DATA PROVIDED >>
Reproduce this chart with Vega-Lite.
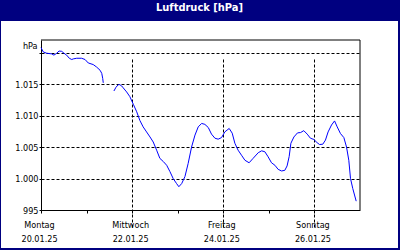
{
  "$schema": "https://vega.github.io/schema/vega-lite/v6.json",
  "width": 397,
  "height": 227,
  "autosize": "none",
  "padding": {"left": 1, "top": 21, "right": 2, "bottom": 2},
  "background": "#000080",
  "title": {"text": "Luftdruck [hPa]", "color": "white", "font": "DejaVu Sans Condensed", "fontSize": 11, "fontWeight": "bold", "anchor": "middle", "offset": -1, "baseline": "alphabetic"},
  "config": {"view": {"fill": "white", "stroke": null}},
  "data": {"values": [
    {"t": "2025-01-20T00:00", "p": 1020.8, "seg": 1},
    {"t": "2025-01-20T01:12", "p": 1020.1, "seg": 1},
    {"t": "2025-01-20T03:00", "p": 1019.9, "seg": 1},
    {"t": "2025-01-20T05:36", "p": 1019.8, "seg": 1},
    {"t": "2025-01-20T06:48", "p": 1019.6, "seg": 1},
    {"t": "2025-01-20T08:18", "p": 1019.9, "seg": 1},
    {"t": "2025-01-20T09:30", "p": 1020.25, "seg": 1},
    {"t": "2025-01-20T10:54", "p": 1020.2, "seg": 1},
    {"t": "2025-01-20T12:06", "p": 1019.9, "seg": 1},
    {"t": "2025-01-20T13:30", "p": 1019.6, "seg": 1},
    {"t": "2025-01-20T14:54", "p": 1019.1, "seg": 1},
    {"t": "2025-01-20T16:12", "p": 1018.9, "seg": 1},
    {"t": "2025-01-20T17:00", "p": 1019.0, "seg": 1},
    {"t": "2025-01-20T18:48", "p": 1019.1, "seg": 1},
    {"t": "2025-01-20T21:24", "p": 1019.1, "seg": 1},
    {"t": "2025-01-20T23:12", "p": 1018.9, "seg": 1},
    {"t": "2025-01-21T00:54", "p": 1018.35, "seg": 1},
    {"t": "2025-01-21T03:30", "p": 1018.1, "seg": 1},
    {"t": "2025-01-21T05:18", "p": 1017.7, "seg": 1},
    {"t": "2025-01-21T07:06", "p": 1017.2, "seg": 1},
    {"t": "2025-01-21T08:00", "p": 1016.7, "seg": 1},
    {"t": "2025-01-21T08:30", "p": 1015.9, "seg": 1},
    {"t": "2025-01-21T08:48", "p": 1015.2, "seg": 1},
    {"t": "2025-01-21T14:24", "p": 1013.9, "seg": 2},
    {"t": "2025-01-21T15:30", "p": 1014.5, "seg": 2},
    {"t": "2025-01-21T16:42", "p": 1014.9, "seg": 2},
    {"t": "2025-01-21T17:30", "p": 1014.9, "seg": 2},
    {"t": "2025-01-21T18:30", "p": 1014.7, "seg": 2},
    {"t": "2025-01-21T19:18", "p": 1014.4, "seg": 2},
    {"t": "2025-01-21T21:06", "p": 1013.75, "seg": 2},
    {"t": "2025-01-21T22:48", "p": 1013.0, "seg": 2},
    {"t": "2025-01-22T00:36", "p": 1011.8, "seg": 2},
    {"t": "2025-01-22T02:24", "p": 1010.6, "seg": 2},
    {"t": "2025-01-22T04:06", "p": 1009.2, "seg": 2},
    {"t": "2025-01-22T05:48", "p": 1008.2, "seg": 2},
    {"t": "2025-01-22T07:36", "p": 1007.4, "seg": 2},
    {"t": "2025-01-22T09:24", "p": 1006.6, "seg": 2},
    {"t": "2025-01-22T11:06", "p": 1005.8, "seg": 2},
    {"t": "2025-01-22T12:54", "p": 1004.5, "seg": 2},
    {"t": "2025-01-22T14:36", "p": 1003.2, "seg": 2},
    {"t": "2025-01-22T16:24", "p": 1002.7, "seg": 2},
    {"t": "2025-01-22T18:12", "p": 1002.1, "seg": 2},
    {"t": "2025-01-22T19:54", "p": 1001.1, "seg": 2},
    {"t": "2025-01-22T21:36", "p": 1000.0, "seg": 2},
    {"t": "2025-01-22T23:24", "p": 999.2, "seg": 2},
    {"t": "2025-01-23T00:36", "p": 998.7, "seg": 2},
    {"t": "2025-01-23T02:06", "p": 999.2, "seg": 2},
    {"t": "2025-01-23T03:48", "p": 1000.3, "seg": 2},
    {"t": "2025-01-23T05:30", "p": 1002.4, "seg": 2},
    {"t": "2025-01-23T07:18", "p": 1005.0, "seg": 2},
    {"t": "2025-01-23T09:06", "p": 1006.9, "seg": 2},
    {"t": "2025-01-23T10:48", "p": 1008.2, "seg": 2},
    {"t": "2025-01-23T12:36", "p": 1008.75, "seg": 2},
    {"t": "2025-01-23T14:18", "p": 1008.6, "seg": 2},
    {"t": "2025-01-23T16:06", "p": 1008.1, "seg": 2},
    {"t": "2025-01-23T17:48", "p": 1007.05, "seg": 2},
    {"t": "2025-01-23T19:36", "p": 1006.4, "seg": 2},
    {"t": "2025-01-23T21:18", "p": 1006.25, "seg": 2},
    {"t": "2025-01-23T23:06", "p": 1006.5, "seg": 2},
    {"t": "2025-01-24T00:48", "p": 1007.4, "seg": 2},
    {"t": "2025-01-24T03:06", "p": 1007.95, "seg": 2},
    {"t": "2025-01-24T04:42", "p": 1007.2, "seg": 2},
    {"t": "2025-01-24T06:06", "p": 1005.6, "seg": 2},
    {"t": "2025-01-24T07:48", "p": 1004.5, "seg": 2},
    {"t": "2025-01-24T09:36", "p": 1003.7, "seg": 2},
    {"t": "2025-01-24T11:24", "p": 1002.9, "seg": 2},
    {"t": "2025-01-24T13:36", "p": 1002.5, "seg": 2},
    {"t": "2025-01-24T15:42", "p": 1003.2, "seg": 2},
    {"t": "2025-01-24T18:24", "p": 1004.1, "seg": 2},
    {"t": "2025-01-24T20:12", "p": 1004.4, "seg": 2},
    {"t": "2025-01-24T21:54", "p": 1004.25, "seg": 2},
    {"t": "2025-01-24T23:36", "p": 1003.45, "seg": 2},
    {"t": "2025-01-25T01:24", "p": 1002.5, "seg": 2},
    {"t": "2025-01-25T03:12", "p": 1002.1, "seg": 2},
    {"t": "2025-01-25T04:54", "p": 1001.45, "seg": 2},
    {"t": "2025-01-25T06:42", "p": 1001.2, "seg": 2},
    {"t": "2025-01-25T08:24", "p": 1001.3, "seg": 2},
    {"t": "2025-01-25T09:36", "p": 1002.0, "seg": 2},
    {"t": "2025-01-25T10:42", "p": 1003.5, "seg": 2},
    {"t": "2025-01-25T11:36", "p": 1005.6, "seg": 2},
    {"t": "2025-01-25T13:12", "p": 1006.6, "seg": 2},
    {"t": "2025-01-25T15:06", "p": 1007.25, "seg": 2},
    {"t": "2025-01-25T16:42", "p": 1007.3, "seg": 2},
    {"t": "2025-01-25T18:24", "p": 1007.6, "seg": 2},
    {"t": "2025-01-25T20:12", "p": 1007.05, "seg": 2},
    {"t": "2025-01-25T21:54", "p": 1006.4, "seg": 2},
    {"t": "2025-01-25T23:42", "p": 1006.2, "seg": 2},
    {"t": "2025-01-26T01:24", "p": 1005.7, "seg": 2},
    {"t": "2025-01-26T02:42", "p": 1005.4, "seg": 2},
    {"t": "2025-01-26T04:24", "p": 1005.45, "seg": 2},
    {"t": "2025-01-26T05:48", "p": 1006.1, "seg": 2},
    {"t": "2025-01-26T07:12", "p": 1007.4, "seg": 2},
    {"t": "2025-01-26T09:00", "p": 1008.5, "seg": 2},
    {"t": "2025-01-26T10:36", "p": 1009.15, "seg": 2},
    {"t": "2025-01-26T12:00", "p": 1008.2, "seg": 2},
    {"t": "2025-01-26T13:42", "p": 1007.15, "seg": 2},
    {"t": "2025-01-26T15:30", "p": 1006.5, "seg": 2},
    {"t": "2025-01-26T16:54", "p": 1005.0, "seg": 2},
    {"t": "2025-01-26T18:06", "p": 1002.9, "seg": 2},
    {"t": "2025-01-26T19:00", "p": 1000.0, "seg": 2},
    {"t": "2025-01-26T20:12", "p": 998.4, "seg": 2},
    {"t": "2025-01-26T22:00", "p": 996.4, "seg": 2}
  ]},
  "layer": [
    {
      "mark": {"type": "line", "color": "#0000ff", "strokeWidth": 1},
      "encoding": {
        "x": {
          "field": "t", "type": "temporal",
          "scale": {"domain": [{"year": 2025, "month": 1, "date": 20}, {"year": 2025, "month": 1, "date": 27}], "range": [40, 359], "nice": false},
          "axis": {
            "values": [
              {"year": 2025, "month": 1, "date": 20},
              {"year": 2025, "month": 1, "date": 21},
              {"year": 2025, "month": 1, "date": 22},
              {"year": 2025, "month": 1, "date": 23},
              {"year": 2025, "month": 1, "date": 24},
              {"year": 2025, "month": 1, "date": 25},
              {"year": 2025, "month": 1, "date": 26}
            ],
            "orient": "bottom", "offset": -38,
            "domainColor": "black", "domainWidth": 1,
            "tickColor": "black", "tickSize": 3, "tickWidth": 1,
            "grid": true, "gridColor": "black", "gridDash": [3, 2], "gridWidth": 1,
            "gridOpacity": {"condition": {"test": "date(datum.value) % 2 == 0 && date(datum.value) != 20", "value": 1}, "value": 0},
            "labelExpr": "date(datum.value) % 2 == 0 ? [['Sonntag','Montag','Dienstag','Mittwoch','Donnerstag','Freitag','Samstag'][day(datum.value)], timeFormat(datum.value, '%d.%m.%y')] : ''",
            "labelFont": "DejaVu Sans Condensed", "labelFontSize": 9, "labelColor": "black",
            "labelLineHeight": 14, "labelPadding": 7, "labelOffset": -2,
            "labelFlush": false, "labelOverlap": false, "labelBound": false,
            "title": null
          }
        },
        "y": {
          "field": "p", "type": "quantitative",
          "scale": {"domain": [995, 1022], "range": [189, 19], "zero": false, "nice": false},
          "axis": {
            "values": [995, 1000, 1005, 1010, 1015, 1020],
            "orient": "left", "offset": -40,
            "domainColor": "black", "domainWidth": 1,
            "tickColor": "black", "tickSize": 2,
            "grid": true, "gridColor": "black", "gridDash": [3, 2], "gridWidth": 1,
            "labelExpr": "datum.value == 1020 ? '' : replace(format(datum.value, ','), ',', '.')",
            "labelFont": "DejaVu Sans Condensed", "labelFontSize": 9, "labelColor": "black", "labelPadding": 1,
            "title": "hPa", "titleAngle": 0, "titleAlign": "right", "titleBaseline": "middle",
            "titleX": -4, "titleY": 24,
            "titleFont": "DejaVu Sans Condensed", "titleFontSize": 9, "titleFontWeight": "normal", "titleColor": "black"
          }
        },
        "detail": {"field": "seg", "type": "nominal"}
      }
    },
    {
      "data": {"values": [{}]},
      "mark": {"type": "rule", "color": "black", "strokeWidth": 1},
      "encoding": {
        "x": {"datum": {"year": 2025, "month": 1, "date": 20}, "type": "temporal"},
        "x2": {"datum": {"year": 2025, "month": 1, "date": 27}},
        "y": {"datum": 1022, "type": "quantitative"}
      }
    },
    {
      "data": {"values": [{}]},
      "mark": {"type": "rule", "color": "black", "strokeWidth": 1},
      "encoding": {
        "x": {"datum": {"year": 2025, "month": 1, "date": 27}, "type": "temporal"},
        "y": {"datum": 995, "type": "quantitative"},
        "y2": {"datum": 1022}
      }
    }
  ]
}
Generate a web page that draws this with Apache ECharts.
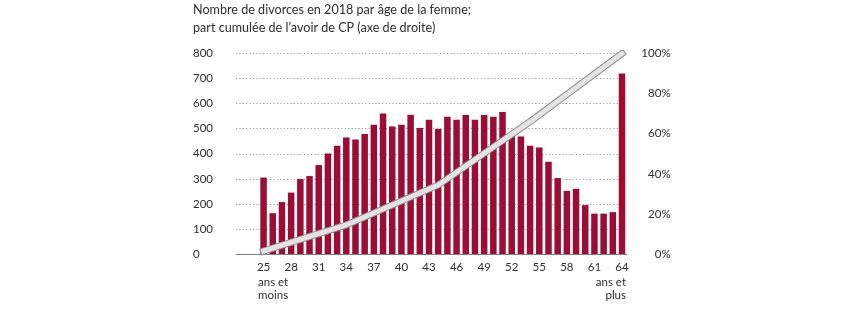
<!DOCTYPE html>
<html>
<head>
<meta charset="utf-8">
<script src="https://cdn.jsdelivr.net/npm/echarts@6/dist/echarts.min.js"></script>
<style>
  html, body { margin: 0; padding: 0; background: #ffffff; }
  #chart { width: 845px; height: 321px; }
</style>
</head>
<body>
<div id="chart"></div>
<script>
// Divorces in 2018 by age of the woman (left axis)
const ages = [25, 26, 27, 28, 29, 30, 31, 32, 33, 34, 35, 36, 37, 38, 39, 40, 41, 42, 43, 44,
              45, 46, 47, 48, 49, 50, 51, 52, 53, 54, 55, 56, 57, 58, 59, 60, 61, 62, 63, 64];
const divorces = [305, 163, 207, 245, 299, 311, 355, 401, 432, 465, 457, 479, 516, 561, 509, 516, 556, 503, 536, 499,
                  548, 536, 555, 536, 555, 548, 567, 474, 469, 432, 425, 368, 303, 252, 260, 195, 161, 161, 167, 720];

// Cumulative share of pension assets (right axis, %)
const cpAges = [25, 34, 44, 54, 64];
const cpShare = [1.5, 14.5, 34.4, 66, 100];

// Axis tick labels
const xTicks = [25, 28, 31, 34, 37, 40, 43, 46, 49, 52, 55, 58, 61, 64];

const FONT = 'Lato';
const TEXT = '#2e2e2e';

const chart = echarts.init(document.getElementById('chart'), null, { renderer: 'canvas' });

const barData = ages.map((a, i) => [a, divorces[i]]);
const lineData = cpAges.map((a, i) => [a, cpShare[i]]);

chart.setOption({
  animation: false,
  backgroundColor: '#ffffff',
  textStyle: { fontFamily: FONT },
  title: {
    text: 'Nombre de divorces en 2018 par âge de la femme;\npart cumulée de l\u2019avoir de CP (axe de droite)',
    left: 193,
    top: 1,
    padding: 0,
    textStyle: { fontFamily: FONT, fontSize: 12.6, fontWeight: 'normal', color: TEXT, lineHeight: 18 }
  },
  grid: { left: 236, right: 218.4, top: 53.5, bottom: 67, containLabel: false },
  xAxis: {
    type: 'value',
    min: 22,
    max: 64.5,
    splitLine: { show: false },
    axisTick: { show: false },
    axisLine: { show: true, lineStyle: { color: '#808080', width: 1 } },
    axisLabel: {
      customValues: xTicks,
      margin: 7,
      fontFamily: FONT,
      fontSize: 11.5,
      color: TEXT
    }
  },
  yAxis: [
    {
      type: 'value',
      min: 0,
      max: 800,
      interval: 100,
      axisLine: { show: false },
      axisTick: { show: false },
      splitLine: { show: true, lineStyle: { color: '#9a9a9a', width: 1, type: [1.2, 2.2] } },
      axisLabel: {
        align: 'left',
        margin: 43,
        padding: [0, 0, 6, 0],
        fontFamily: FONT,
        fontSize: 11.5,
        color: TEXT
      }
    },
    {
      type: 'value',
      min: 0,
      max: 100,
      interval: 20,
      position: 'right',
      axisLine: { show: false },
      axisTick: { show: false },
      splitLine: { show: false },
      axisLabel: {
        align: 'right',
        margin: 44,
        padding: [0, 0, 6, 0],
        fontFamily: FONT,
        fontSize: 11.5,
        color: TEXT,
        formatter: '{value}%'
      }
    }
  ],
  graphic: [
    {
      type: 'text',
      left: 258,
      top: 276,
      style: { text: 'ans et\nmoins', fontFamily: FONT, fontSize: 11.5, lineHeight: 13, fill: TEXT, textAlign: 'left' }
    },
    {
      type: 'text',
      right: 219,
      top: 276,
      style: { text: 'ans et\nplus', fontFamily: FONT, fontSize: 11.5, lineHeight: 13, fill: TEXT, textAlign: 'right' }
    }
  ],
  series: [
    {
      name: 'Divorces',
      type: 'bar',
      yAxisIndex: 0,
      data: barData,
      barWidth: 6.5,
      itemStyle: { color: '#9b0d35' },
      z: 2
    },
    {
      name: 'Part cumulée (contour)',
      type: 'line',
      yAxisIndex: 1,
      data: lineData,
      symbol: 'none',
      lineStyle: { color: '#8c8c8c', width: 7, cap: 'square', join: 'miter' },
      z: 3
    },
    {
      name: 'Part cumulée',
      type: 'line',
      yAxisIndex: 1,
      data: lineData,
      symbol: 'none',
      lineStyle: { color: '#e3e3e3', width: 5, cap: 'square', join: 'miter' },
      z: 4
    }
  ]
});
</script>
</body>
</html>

PROBLEM DESCRIPTION >>
Going through the entries above, tally each line that has the word "this". Answer with the number only.

FINISHED ANSWER >>
2